Fates and Furies by Lauren Groff was one of those weighty and much-heralded novels that I often don’t like (Jonathan Franzen’s for example) but I did mostly enjoy it  I did not realize I was going to get two sides of the same story when I read it (the downside of an e-book perhaps). It led a discussion with a friend who posted about it on facebook about whether we identified with the Fates or the Furies. I am not sure. On a lighter note, I read P.S. From Paris by Mark Levy, and that was fast and fun. Crimes Against a Book Club by Kathy Cooperman was another Kindle First pick, and it was also fun – two women begin selling expensive face cream that in reality has cheap ingredients, preying on wealthy women’s vanity and insecurity – a premise I totally bought.

A book club selection I probably would not have picked myself but am so glad I read was The Rent Collector by Cameron Wright. It seems dreary – about a woman living in a dump selling scraps for a living, but it was uplifting and beautiful.

Science/Health

Of course some of my reading veered into the practical and I guess I can thank back pain for my restricted activity that led to the dozens and dozens of books I consumed this year, of course banishing it was a priority. In addition to innumerable articles, I read (and re-read) three of Dr. John Sarno’s books, Healing Back Pain, The Mind Body Prescription and The Divided Mind in 2017. The writing is accessible but smart, and worth exploring for anyone with chronic back pain. Sarno died this summer at the age of 93 but other practitioners, including one I saw, Dr. Ira Rashbaum, have taken up his specific method. The jury is still out on this for me, but signs are positive, finally.

I also read End Back Pain Forever by Dr. Norman Marcus, which also deviates from conventional wisdom about back pain, but is more mainstream than Sarno. Earlier in the year, I saw Marcus a few times and found him to be a caring and dedicated doctor, but one cannot pursue both Sarno and Marcus’s methods at the same time.

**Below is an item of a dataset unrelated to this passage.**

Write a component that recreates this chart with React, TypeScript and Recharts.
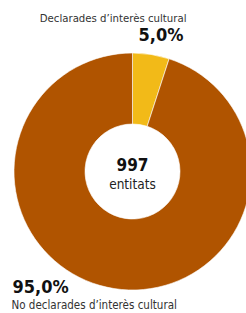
import { PieChart, Pie, Cell } from "recharts";

const CATEGORIES = ["Declarades d’interès cultural", "No declarades d’interès cultural"];
const SHARES = [5.0, 95.0];
const COLORS = ["#f2ba18", "#b05400"];
const TOTAL = 997;
const TOTAL_LABEL = "entitats";

const data = CATEGORIES.map((name, i) => ({ name, value: SHARES[i] }));

const FONT = "'DejaVu Sans Condensed', 'Open Sans', sans-serif";

function fmt(v: number): string {
  return `${v.toFixed(1).replace(".", ",")}%`;
}

function renderLabel(props: any) {
  const { cx, cy, index } = props;
  const d = data[index];
  if (index === 0) {
    return (
      <g>
        <text x={cx + 54} y={cy - 150} textAnchor="end" fontSize={11.3} fill="#333" fontFamily={FONT}>
          {d.name}
        </text>
        <text x={cx + 51} y={cy - 131} textAnchor="end" fontSize={18} fontWeight="bold" fill="#111" fontFamily={FONT}>
          {fmt(d.value)}
        </text>
      </g>
    );
  }
  // bottom label + total in the hole
  return (
    <g>
      <text x={cx - 120} y={cy + 121} textAnchor="start" fontSize={18} fontWeight="bold" fill="#111" fontFamily={FONT}>
        {fmt(d.value)}
      </text>
      <text x={cx - 121} y={cy + 137} textAnchor="start" fontSize={11.5} fill="#333" fontFamily={FONT}>
        {d.name}
      </text>
      <text x={cx} y={cy - 1} textAnchor="middle" fontSize={17} fontWeight="bold" fill="#111" fontFamily={FONT}>
        {TOTAL}
      </text>
      <text x={cx} y={cy + 17.5} textAnchor="middle" fontSize={13.5} fill="#222" fontFamily={FONT}>
        {TOTAL_LABEL}
      </text>
    </g>
  );
}

export default function App() {
  return (
    <div style={{ position: "absolute", left: 0, top: 0, width: 246, height: 313, background: "#fff" }}>
      <PieChart width={246} height={313} margin={{ top: 0, right: 0, bottom: 0, left: 0 }}>
        <Pie
          data={data}
          dataKey="value"
          nameKey="name"
          cx={132.5}
          cy={171.5}
          innerRadius={47.5}
          outerRadius={118.5}
          startAngle={90}
          endAngle={-270}
          stroke="#fff"
          strokeWidth={0.6}
          label={renderLabel}
          labelLine={false}
          isAnimationActive={false}
        >
          {data.map((d, i) => (
            <Cell key={d.name} fill={COLORS[i]} />
          ))}
        </Pie>
      </PieChart>
    </div>
  );
}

As I wrote before, Melanie Thernstrom’s The Pain Chronicles had a big impact on me – I feel fortunate that she dedicated so much of her life to studying chronic pain as a journalist and patient, and that she is so good at conveying scientific terms to a layperson.

 

So, what’s next? More writing and a little less reading. I am partially through Grant by Ron Chernow, and A Week in December at this point. Onward.